──────── Provided data

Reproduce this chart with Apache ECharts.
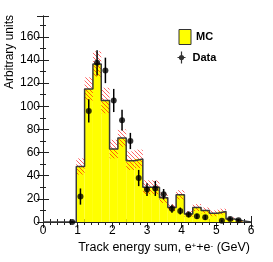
<!DOCTYPE html>
<html><head><meta charset="utf-8">
<script src="https://cdn.jsdelivr.net/npm/echarts@6/dist/echarts.min.js"></script>
<style>html,body{margin:0;padding:0;background:#fff}#c{width:273px;height:262px}</style>
</head><body><div id="c"></div>
<script>
// Histogram bins (GeV)
const binEdges = [0,0.24,0.48,0.72,0.96,1.2,1.44,1.68,1.92,2.16,2.4,2.64,2.88,3.12,3.36,3.6,3.84,4.08,4.32,4.56,4.8,5.04,5.28,5.52,5.76,6.0];
// MC histogram contents and uncertainty band half-widths
const mcValues = [0,0,0,0,48,115,136.5,105,63,72.5,53,54.5,30,30,21,12.5,23.5,7,12.5,10,7.5,9,2.5,1,0];
const mcUncert = [0,0,0,0,7,10,11,11,8,7.5,8,8,6,6,4.5,3,4,2.5,3,2.5,2.5,2.5,1.5,1,0];
// Data points
const dataX = [0.84,1.08,1.32,1.56,1.80,2.04,2.28,2.52,2.76,3.00,3.24,3.48,3.72,3.96,4.20,4.44,4.68,5.16,5.40,5.64];
const dataY = [0,22,96,137.5,131,105,88,70,38,28,29,24,11.5,9.5,6.5,5,4,1,2.5,1.5];
const dataErr = [0.5,7,10,11,11,10,9,7,7,5.5,6.5,4.5,3.5,3,2.5,2.2,2,1,1.5,1.2];
const seriesNames = ['MC','Data'];
const xTitle = 'Track energy sum, e{sup|+}+e{sup|-} (GeV)';
const yTitle = 'Arbitrary units';

function hatch(){
  const c=document.createElement('canvas'); c.width=4; c.height=4;
  const g=c.getContext('2d'); g.fillStyle='rgba(255,0,0,0.6)';
  for(let i=0;i<4;i++) g.fillRect(i,i,1,1);
  return c;
}

const fillData = [], bandData = [], outline = [];
for (let i=0;i<mcValues.length;i++){
  fillData.push([binEdges[i], binEdges[i+1], mcValues[i]]);
  if (mcUncert[i]>0) bandData.push([binEdges[i], binEdges[i+1], mcValues[i]-mcUncert[i], mcValues[i]+mcUncert[i]]);
  outline.push([binEdges[i], mcValues[i]], [binEdges[i+1], mcValues[i]]);
}
const pts = dataX.map((x,i)=>[x, dataY[i]]);
const errs = dataX.map((x,i)=>[x, dataY[i], dataErr[i]]);

const FONT='Liberation Sans';
const axisCol='#222';
const chart = echarts.init(document.getElementById('c'), null, {renderer:'canvas'});
const xBase = {type:'value', min:0, max:6, interval:1,
  axisLine:{show:true, lineStyle:{color:axisCol, width:1}},
  axisTick:{show:true, inside:true, length:6, lineStyle:{color:axisCol}},
  minorTick:{show:true, splitNumber:5, length:3, lineStyle:{color:axisCol}},
  splitLine:{show:false}, minorSplitLine:{show:false}};
const yBase = {type:'value', min:0, max:178, interval:20,
  axisLine:{show:true, lineStyle:{color:axisCol, width:1}},
  axisTick:{show:true, inside:true, length:6, lineStyle:{color:axisCol}},
  minorTick:{show:true, splitNumber:2, length:3, lineStyle:{color:axisCol}},
  splitLine:{show:false}, minorSplitLine:{show:false}};

chart.setOption({
  animation:false,
  grid:{left:43, right:22, top:16, bottom:40},
  xAxis:[
    Object.assign({}, xBase, {position:'bottom', axisLabel:{fontFamily:FONT, fontSize:12, color:'#000', margin:3}}),
    Object.assign({}, xBase, {position:'top', axisLabel:{show:false}})
  ],
  yAxis:[
    Object.assign({}, yBase, {position:'left', axisLabel:{fontFamily:FONT, fontSize:12, color:'#000', margin:3, showMaxLabel:false}}),
    Object.assign({}, yBase, {position:'right', axisLabel:{show:false}})
  ],
  legend:[
    {data:[{name:'MC', icon:'rect', itemStyle:{color:'#ffff00', borderColor:'#333', borderWidth:1}}],
     left:178.5, top:29, padding:0, itemWidth:12, itemHeight:15, selectedMode:false,
     textStyle:{fontFamily:FONT, fontWeight:'bold', fontSize:11, color:'#000'}},
    {data:[{name:'Data', icon:'path://M0,5.4L8,5.4L8,6.6L0,6.6Z M3.4,0L4.6,0L4.6,12L3.4,12Z M4,3.4A2.6,2.6 0 1 1 4,8.6A2.6,2.6 0 1 1 4,3.4Z', itemStyle:{color:'#000'}}],
     left:177.5, top:51.5, padding:0, itemWidth:12, itemHeight:12, selectedMode:false,
     textStyle:{fontFamily:FONT, fontWeight:'bold', fontSize:11, color:'#000'}}
  ],
  graphic:[
    {type:'text', x:250, y:248, style:{text:xTitle, align:'right', verticalAlign:'middle',
      fontFamily:FONT, fontSize:12.5, fill:'#000',
      rich:{sup:{fontFamily:FONT, fontSize:8, verticalAlign:'top', fill:'#000'}}}},
    {type:'text', x:10, y:15, rotation:Math.PI/2, style:{text:yTitle, align:'right', verticalAlign:'middle',
      fontFamily:FONT, fontSize:12, fill:'#000'}}
  ],
  series:[
    {name:seriesNames[0], type:'custom', data:fillData, z:1, itemStyle:{color:'#ffff00'},
     renderItem:(p,api)=>{
       const a=api.coord([api.value(0),0]), b=api.coord([api.value(1),api.value(2)]);
       return {type:'rect', shape:{x:a[0], y:b[1], width:b[0]-a[0], height:a[1]-b[1]}, style:{fill:'#ffff00'}};
     }},
    {type:'custom', data:bandData, z:2,
     renderItem:(p,api)=>{
       const a=api.coord([api.value(0),api.value(2)]), b=api.coord([api.value(1),api.value(3)]);
       return {type:'rect', shape:{x:a[0], y:b[1], width:b[0]-a[0], height:a[1]-b[1]}, style:{fill:{image:hatch(), repeat:'repeat'}}};
     }},
    {type:'line', data:outline, z:3, symbol:'none', lineStyle:{color:'#3a3a3a', width:1.5}, silent:true},
    {type:'custom', data:errs, z:4,
     renderItem:(p,api)=>{
       const x=api.value(0), y=api.value(1), e=api.value(2);
       const a=api.coord([x,y-e]), b=api.coord([x,y+e]);
       return {type:'line', shape:{x1:a[0], y1:a[1], x2:b[0], y2:b[1]}, style:{stroke:'#000', lineWidth:1.5}};
     }},
    {name:seriesNames[1], type:'scatter', data:pts, z:5, symbol:'circle', symbolSize:6, itemStyle:{color:'#000'}}
  ]
});
</script></body></html>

────────────────

- [The request]:
Quote the preceding listing precisely and completely, omitting its images.

- [The answer]:
Reproduce this chart with Apache ECharts.
<!DOCTYPE html>
<html><head><meta charset="utf-8">
<script src="https://cdn.jsdelivr.net/npm/echarts@6/dist/echarts.min.js"></script>
<style>html,body{margin:0;padding:0;background:#fff}#c{width:273px;height:262px}</style>
</head><body><div id="c"></div>
<script>
// Histogram bins (GeV)
const binEdges = [0,0.24,0.48,0.72,0.96,1.2,1.44,1.68,1.92,2.16,2.4,2.64,2.88,3.12,3.36,3.6,3.84,4.08,4.32,4.56,4.8,5.04,5.28,5.52,5.76,6.0];
// MC histogram contents and uncertainty band half-widths
const mcValues = [0,0,0,0,48,115,136.5,105,63,72.5,53,54.5,30,30,21,12.5,23.5,7,12.5,10,7.5,9,2.5,1,0];
const mcUncert = [0,0,0,0,7,10,11,11,8,7.5,8,8,6,6,4.5,3,4,2.5,3,2.5,2.5,2.5,1.5,1,0];
// Data points
const dataX = [0.84,1.08,1.32,1.56,1.80,2.04,2.28,2.52,2.76,3.00,3.24,3.48,3.72,3.96,4.20,4.44,4.68,5.16,5.40,5.64];
const dataY = [0,22,96,137.5,131,105,88,70,38,28,29,24,11.5,9.5,6.5,5,4,1,2.5,1.5];
const dataErr = [0.5,7,10,11,11,10,9,7,7,5.5,6.5,4.5,3.5,3,2.5,2.2,2,1,1.5,1.2];
const seriesNames = ['MC','Data'];
const xTitle = 'Track energy sum, e{sup|+}+e{sup|-} (GeV)';
const yTitle = 'Arbitrary units';

function hatch(){
  const c=document.createElement('canvas'); c.width=4; c.height=4;
  const g=c.getContext('2d'); g.fillStyle='rgba(255,0,0,0.6)';
  for(let i=0;i<4;i++) g.fillRect(i,i,1,1);
  return c;
}

const fillData = [], bandData = [], outline = [];
for (let i=0;i<mcValues.length;i++){
  fillData.push([binEdges[i], binEdges[i+1], mcValues[i]]);
  if (mcUncert[i]>0) bandData.push([binEdges[i], binEdges[i+1], mcValues[i]-mcUncert[i], mcValues[i]+mcUncert[i]]);
  outline.push([binEdges[i], mcValues[i]], [binEdges[i+1], mcValues[i]]);
}
const pts = dataX.map((x,i)=>[x, dataY[i]]);
const errs = dataX.map((x,i)=>[x, dataY[i], dataErr[i]]);

const FONT='Liberation Sans';
const axisCol='#222';
const chart = echarts.init(document.getElementById('c'), null, {renderer:'canvas'});
const xBase = {type:'value', min:0, max:6, interval:1,
  axisLine:{show:true, lineStyle:{color:axisCol, width:1}},
  axisTick:{show:true, inside:true, length:6, lineStyle:{color:axisCol}},
  minorTick:{show:true, splitNumber:5, length:3, lineStyle:{color:axisCol}},
  splitLine:{show:false}, minorSplitLine:{show:false}};
const yBase = {type:'value', min:0, max:178, interval:20,
  axisLine:{show:true, lineStyle:{color:axisCol, width:1}},
  axisTick:{show:true, inside:true, length:6, lineStyle:{color:axisCol}},
  minorTick:{show:true, splitNumber:2, length:3, lineStyle:{color:axisCol}},
  splitLine:{show:false}, minorSplitLine:{show:false}};

chart.setOption({
  animation:false,
  grid:{left:43, right:22, top:16, bottom:40},
  xAxis:[
    Object.assign({}, xBase, {position:'bottom', axisLabel:{fontFamily:FONT, fontSize:12, color:'#000', margin:3}}),
    Object.assign({}, xBase, {position:'top', axisLabel:{show:false}})
  ],
  yAxis:[
    Object.assign({}, yBase, {position:'left', axisLabel:{fontFamily:FONT, fontSize:12, color:'#000', margin:3, showMaxLabel:false}}),
    Object.assign({}, yBase, {position:'right', axisLabel:{show:false}})
  ],
  legend:[
    {data:[{name:'MC', icon:'rect', itemStyle:{color:'#ffff00', borderColor:'#333', borderWidth:1}}],
     left:178.5, top:29, padding:0, itemWidth:12, itemHeight:15, selectedMode:false,
     textStyle:{fontFamily:FONT, fontWeight:'bold', fontSize:11, color:'#000'}},
    {data:[{name:'Data', icon:'path://M0,5.4L8,5.4L8,6.6L0,6.6Z M3.4,0L4.6,0L4.6,12L3.4,12Z M4,3.4A2.6,2.6 0 1 1 4,8.6A2.6,2.6 0 1 1 4,3.4Z', itemStyle:{color:'#000'}}],
     left:177.5, top:51.5, padding:0, itemWidth:12, itemHeight:12, selectedMode:false,
     textStyle:{fontFamily:FONT, fontWeight:'bold', fontSize:11, color:'#000'}}
  ],
  graphic:[
    {type:'text', x:250, y:248, style:{text:xTitle, align:'right', verticalAlign:'middle',
      fontFamily:FONT, fontSize:12.5, fill:'#000',
      rich:{sup:{fontFamily:FONT, fontSize:8, verticalAlign:'top', fill:'#000'}}}},
    {type:'text', x:10, y:15, rotation:Math.PI/2, style:{text:yTitle, align:'right', verticalAlign:'middle',
      fontFamily:FONT, fontSize:12, fill:'#000'}}
  ],
  series:[
    {name:seriesNames[0], type:'custom', data:fillData, z:1, itemStyle:{color:'#ffff00'},
     renderItem:(p,api)=>{
       const a=api.coord([api.value(0),0]), b=api.coord([api.value(1),api.value(2)]);
       return {type:'rect', shape:{x:a[0], y:b[1], width:b[0]-a[0], height:a[1]-b[1]}, style:{fill:'#ffff00'}};
     }},
    {type:'custom', data:bandData, z:2,
     renderItem:(p,api)=>{
       const a=api.coord([api.value(0),api.value(2)]), b=api.coord([api.value(1),api.value(3)]);
       return {type:'rect', shape:{x:a[0], y:b[1], width:b[0]-a[0], height:a[1]-b[1]}, style:{fill:{image:hatch(), repeat:'repeat'}}};
     }},
    {type:'line', data:outline, z:3, symbol:'none', lineStyle:{color:'#3a3a3a', width:1.5}, silent:true},
    {type:'custom', data:errs, z:4,
     renderItem:(p,api)=>{
       const x=api.value(0), y=api.value(1), e=api.value(2);
       const a=api.coord([x,y-e]), b=api.coord([x,y+e]);
       return {type:'line', shape:{x1:a[0], y1:a[1], x2:b[0], y2:b[1]}, style:{stroke:'#000', lineWidth:1.5}};
     }},
    {name:seriesNames[1], type:'scatter', data:pts, z:5, symbol:'circle', symbolSize:6, itemStyle:{color:'#000'}}
  ]
});
</script></body></html>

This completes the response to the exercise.